_Supplied material_
+-------+

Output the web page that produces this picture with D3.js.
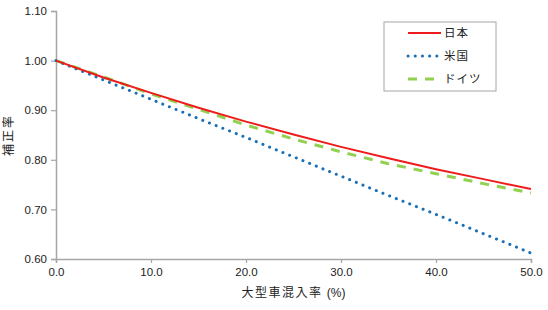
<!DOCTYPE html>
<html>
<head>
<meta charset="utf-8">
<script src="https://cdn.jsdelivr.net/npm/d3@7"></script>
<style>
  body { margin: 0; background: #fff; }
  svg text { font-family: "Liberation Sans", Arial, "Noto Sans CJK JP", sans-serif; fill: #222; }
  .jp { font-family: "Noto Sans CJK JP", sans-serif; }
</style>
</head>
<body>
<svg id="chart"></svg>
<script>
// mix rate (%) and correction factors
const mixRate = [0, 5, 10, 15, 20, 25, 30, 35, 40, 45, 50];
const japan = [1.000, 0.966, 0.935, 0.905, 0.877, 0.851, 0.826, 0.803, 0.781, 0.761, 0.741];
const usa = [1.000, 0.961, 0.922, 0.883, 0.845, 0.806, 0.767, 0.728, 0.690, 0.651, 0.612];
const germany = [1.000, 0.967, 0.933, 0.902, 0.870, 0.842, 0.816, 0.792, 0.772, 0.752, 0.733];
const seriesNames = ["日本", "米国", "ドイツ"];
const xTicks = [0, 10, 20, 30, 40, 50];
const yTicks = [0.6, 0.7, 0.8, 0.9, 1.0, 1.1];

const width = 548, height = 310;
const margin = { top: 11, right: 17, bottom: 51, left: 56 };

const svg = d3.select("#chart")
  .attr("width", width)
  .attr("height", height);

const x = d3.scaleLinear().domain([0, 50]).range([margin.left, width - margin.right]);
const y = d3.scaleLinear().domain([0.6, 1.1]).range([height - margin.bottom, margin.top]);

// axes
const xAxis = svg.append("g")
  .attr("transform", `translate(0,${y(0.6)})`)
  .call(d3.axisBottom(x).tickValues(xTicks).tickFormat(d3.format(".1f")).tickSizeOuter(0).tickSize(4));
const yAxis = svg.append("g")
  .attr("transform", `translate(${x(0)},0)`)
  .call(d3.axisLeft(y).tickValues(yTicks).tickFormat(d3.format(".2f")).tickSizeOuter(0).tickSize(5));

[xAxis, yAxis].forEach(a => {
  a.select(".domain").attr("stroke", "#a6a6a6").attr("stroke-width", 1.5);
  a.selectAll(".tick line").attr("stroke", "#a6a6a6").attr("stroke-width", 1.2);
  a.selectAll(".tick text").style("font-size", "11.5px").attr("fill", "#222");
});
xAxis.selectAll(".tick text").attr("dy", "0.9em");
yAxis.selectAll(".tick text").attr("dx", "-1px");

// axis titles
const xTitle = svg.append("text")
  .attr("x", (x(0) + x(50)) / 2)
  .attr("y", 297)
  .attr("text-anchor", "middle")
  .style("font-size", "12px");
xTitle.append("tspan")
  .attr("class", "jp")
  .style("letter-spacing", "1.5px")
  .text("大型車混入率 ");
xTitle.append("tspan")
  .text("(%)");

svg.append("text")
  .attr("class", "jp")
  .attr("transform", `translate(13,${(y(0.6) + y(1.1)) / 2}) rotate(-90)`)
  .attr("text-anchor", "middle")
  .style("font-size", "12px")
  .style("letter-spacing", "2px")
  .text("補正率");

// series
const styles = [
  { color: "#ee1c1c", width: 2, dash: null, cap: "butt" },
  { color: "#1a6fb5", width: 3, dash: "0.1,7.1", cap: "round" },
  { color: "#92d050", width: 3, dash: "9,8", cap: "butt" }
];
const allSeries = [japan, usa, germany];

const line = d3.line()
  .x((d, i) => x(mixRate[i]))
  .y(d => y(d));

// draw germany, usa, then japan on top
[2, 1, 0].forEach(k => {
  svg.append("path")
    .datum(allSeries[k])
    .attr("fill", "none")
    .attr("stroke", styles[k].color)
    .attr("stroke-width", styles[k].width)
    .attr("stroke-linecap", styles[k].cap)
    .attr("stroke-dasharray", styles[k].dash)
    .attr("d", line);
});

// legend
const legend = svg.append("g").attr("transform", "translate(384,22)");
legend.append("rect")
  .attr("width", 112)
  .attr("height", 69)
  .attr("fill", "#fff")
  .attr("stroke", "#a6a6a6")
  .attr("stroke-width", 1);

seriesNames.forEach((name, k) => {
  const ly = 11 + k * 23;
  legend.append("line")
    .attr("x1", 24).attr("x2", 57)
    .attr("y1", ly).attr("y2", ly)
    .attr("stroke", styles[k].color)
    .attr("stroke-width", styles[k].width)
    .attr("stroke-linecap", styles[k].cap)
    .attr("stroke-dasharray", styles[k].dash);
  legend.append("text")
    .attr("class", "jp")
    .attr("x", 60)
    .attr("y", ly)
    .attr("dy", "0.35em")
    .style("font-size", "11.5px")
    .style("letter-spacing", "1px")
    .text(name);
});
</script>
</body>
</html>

+-------+

_Written exercise_
Reproduce the full listing faithfully, but do not carry over any pictures.

_Response_
Output the web page that produces this picture with D3.js.
<!DOCTYPE html>
<html>
<head>
<meta charset="utf-8">
<script src="https://cdn.jsdelivr.net/npm/d3@7"></script>
<style>
  body { margin: 0; background: #fff; }
  svg text { font-family: "Liberation Sans", Arial, "Noto Sans CJK JP", sans-serif; fill: #222; }
  .jp { font-family: "Noto Sans CJK JP", sans-serif; }
</style>
</head>
<body>
<svg id="chart"></svg>
<script>
// mix rate (%) and correction factors
const mixRate = [0, 5, 10, 15, 20, 25, 30, 35, 40, 45, 50];
const japan = [1.000, 0.966, 0.935, 0.905, 0.877, 0.851, 0.826, 0.803, 0.781, 0.761, 0.741];
const usa = [1.000, 0.961, 0.922, 0.883, 0.845, 0.806, 0.767, 0.728, 0.690, 0.651, 0.612];
const germany = [1.000, 0.967, 0.933, 0.902, 0.870, 0.842, 0.816, 0.792, 0.772, 0.752, 0.733];
const seriesNames = ["日本", "米国", "ドイツ"];
const xTicks = [0, 10, 20, 30, 40, 50];
const yTicks = [0.6, 0.7, 0.8, 0.9, 1.0, 1.1];

const width = 548, height = 310;
const margin = { top: 11, right: 17, bottom: 51, left: 56 };

const svg = d3.select("#chart")
  .attr("width", width)
  .attr("height", height);

const x = d3.scaleLinear().domain([0, 50]).range([margin.left, width - margin.right]);
const y = d3.scaleLinear().domain([0.6, 1.1]).range([height - margin.bottom, margin.top]);

// axes
const xAxis = svg.append("g")
  .attr("transform", `translate(0,${y(0.6)})`)
  .call(d3.axisBottom(x).tickValues(xTicks).tickFormat(d3.format(".1f")).tickSizeOuter(0).tickSize(4));
const yAxis = svg.append("g")
  .attr("transform", `translate(${x(0)},0)`)
  .call(d3.axisLeft(y).tickValues(yTicks).tickFormat(d3.format(".2f")).tickSizeOuter(0).tickSize(5));

[xAxis, yAxis].forEach(a => {
  a.select(".domain").attr("stroke", "#a6a6a6").attr("stroke-width", 1.5);
  a.selectAll(".tick line").attr("stroke", "#a6a6a6").attr("stroke-width", 1.2);
  a.selectAll(".tick text").style("font-size", "11.5px").attr("fill", "#222");
});
xAxis.selectAll(".tick text").attr("dy", "0.9em");
yAxis.selectAll(".tick text").attr("dx", "-1px");

// axis titles
const xTitle = svg.append("text")
  .attr("x", (x(0) + x(50)) / 2)
  .attr("y", 297)
  .attr("text-anchor", "middle")
  .style("font-size", "12px");
xTitle.append("tspan")
  .attr("class", "jp")
  .style("letter-spacing", "1.5px")
  .text("大型車混入率 ");
xTitle.append("tspan")
  .text("(%)");

svg.append("text")
  .attr("class", "jp")
  .attr("transform", `translate(13,${(y(0.6) + y(1.1)) / 2}) rotate(-90)`)
  .attr("text-anchor", "middle")
  .style("font-size", "12px")
  .style("letter-spacing", "2px")
  .text("補正率");

// series
const styles = [
  { color: "#ee1c1c", width: 2, dash: null, cap: "butt" },
  { color: "#1a6fb5", width: 3, dash: "0.1,7.1", cap: "round" },
  { color: "#92d050", width: 3, dash: "9,8", cap: "butt" }
];
const allSeries = [japan, usa, germany];

const line = d3.line()
  .x((d, i) => x(mixRate[i]))
  .y(d => y(d));

// draw germany, usa, then japan on top
[2, 1, 0].forEach(k => {
  svg.append("path")
    .datum(allSeries[k])
    .attr("fill", "none")
    .attr("stroke", styles[k].color)
    .attr("stroke-width", styles[k].width)
    .attr("stroke-linecap", styles[k].cap)
    .attr("stroke-dasharray", styles[k].dash)
    .attr("d", line);
});

// legend
const legend = svg.append("g").attr("transform", "translate(384,22)");
legend.append("rect")
  .attr("width", 112)
  .attr("height", 69)
  .attr("fill", "#fff")
  .attr("stroke", "#a6a6a6")
  .attr("stroke-width", 1);

seriesNames.forEach((name, k) => {
  const ly = 11 + k * 23;
  legend.append("line")
    .attr("x1", 24).attr("x2", 57)
    .attr("y1", ly).attr("y2", ly)
    .attr("stroke", styles[k].color)
    .attr("stroke-width", styles[k].width)
    .attr("stroke-linecap", styles[k].cap)
    .attr("stroke-dasharray", styles[k].dash);
  legend.append("text")
    .attr("class", "jp")
    .attr("x", 60)
    .attr("y", ly)
    .attr("dy", "0.35em")
    .style("font-size", "11.5px")
    .style("letter-spacing", "1px")
    .text(name);
});
</script>
</body>
</html>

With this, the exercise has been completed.